Un livre qui remue, sublime et sincère, d’une autrice qui eu une enfance qu’on peut classer parmis la classe sociale des « white trash« . Un récit saisissant, quand le white trash n’est pas urbain.
Sarah Smarsh, Heartland, Christian Bourgeois, 2019, 288 pages.

J’ai peu connu la campagne. Le récit qui est là, c’est ma grand mère qui le vivait au beau milieu de fermes, de champs et de bois, qui n’avait pas l’électricité et allait tirer l’eau au puit.
Les conditions s’améliorent bien sûr, mais il y a toujours cette grande fracture avec la ville, j’en ai déjà parlé sur ce blog. Rien ne me paraît plus terrifiant que de devoir prendre la voiture pour aller chercher du pain. Pour moi, ça s’apparente à un drame.
Quand j’allais voir des cousins dont les parents étaient restés à la campagne, ils savaient escalader un grillage, déraciner un arbre mort, et ils ne pleuraient pas devant un animal écrasé au bord de la route ou un lièvre suspendu dans la remise.
Bref, ce n’est pas de la diagonale du vide française dont nous parle ce récit, mais des agriculteurs texans. Ceux-là mêmes, les invisibles, ceux à qui on dit « mais je croyais que ça n’existait plus, ta vie c’est les raisins de la colère«
La journaliste, pour son premier roman particulièrement réussi et singulier, se sert de ses souvenirs d’enfance et des entretiens qu’elle a mené avec sa famille, pour retracé son histoire mais aussi celle des oubliés de l’Amérique :
‘Il arrive que la personne qui conduit un camion-poubelle soit elle-même considérée comme un rebut. Le pire danger n’est pas le travail lui-même, mais la dévalorisation de ceux qui le font. Une société qui considère votre corps comme quelque chose dont on pourrait se passer vous infligera de la violence. Travailler dans un champ est une chose, être trompé par une société au sujet de l’innocuité d’un pesticides cancérigène en est une autre.‘
Des hommes et des femmes les premiers jetés en pâtures au monde de la finance et du bénéfice. Mais les derniers à savoir qu’on empoisonnant leur terre, leur eau et leur corps. Un témoignage bouleversant de l’anéantissement du monde à qui on a préféré la loi du profit financier.

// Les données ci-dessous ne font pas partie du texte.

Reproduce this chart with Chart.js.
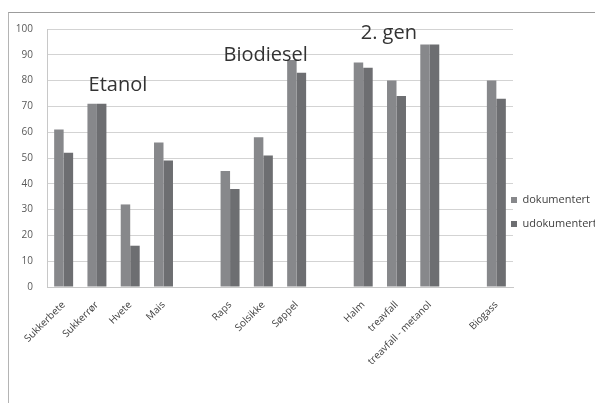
<!DOCTYPE html>
<html lang="no">
<head>
<meta charset="UTF-8">
<title>Biodrivstoff</title>
<script src="https://cdn.jsdelivr.net/npm/chart.js"></script>
<style>
  body { margin: 0; background: #fff; }
  .ramme { position: absolute; left: 8px; top: 12px; width: 600px; height: 400px;
           border-top: 1px solid #9c9c9c; border-left: 1px solid #b4b4b4; }
  #graf { position: absolute; left: 0; top: 0; }
</style>
</head>
<body>
<div class="ramme"></div>
<canvas id="graf" width="595" height="403"></canvas>

<script>
// kategorier (tomme navn = mellomrom mellom gruppene)
var kategorier = ['Sukkerbete', 'Sukkerrør', 'Hvete', 'Mais', '', 'Raps', 'Solsikke', 'Søppel', '',
                  'Halm', 'treavfall', 'treavfall - metanol', '', 'Biogass'];
var dokumentert = [61, 71, 32, 56, null, 45, 58, 88, null, 87, 80, 94, null, 80];
var udokumentert = [52, 71, 16, 49, null, 38, 51, 83, null, 85, 74, 94, null, 73];
var yTicks = [0, 10, 20, 30, 40, 50, 60, 70, 80, 90, 100];

// gruppe-overskrifter: tekst, kategori-indeks, verdi (grunnlinje)
var overskrifter = ['Etanol', 'Biodiesel', '2. gen'];
var overskriftX = [1.63, 6.07, 9.77];
var overskriftY = [76, 87.6, 96];

var skrift = '"Open Sans", "Liberation Sans", sans-serif';
var legendeBredde = 82;

// tegner gruppe-overskriftene inne i plottet
const overskriftPlugin = {
    id: 'overskrifter',
    afterDatasetsDraw(chart) {
        const ctx = chart.ctx;
        const xs = chart.scales.x, ys = chart.scales.y;
        ctx.save();
        ctx.font = '20px ' + skrift;
        ctx.fillStyle = '#333333';
        ctx.textAlign = 'center';
        ctx.textBaseline = 'alphabetic';
        for (let i = 0; i < overskrifter.length; i++) {
            ctx.fillText(overskrifter[i], xs.getPixelForValue(overskriftX[i]), ys.getPixelForValue(overskriftY[i]));
        }
        ctx.restore();
    }
};

// fast bredde på legenden, og flytt den litt inn mot plottet
const legendePlugin = {
    id: 'legendeBredde',
    beforeLayout(chart) {
        const lg = chart.legend;
        if (lg && !lg._fastBredde) {
            const fit = lg.fit.bind(lg);
            lg.fit = function () { fit(); this.width = legendeBredde; };
            lg._fastBredde = true;
        }
    },
    afterLayout(chart) {
        if (chart.legend) {
            chart.legend.left -= 15;
            chart.legend.right = chart.width + 20;
        }
    }
};

const config = {
    type: 'bar',
    data: {
        labels: kategorier,
        datasets: [{
            label: 'dokumentert',
            data: dokumentert,
            backgroundColor: '#87888b'
        }, {
            label: 'udokumentert',
            data: udokumentert,
            backgroundColor: '#6d6e71'
        }]
    },
    options: {
        responsive: false,
        devicePixelRatio: 1,
        animation: false,
        layout: { padding: { top: 29, left: 0, right: 0, bottom: 8 } },
        datasets: { bar: { barPercentage: 1, categoryPercentage: 0.57 } },
        plugins: {
            tooltip: { enabled: false },
            legend: {
                position: 'right',
                labels: {
                    boxWidth: 6, boxHeight: 6, padding: 13,
                    color: '#404040',
                    font: { family: skrift, size: 11 }
                }
            }
        },
        scales: {
            x: {
                grid: { display: false, drawTicks: false },
                border: { color: '#c8c8c8' },
                ticks: {
                    autoSkip: false, minRotation: 45, maxRotation: 45, padding: 12,
                    color: '#404040', font: { family: skrift, size: 10 }
                },
                afterFit(scale) { scale.height = 108; }
            },
            y: {
                min: 0, max: 100,
                afterBuildTicks(scale) { scale.ticks = yTicks.map(v => ({ value: v })); },
                grid: { color: '#d3d3d3', drawTicks: false },
                border: { color: '#c8c8c8' },
                ticks: { padding: 14, color: '#595959', font: { family: skrift, size: 10 } },
                afterFit(scale) { scale.width = 47; }
            }
        }
    },
    plugins: [overskriftPlugin, legendePlugin]
};

new Chart(document.getElementById('graf'), config);
</script>
</body>
</html>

Le roman ne se présente pas tout à fait comme un journal, plutôt comme un récit, si ce n’est quelques interventions adressées à sa fille. Sa fille qui a toujours été là, comme quelque chose qu’elle devait protéger (se sentant, très jeune, responsable d’elle même) ou quelque chose de carrément mystique et déifié. Cette chose finit d’ailleurs plus ou moins à se matérialiser dans les pages de ce roman.
Très bien écrit, comme j’aime – vous avez l’habitude maintenant – de détails qui disent tout. Description en 3 courtes phrases, une odeur, un geste, qui veut tout dire et vous jette instantanément le nez dans la ferme.
Des personnages plus vrais que nature, si vibrant qu’on oublie qu’ils ont été réels.
Un roman non linéaire, des vies racontées grâce à des retours en arrière nombreux mais qui illustrent très justement la certaine résignation des femmes de la famille de l’autrice. Elle évoque brillamment ce que c’est que d’être une femme blanche pauvre aux Etats Unis. Comme une lignée maudite de femmes blanches pauvres qui feront les mêmes erreurs sans que ce soit réellement de leur faute.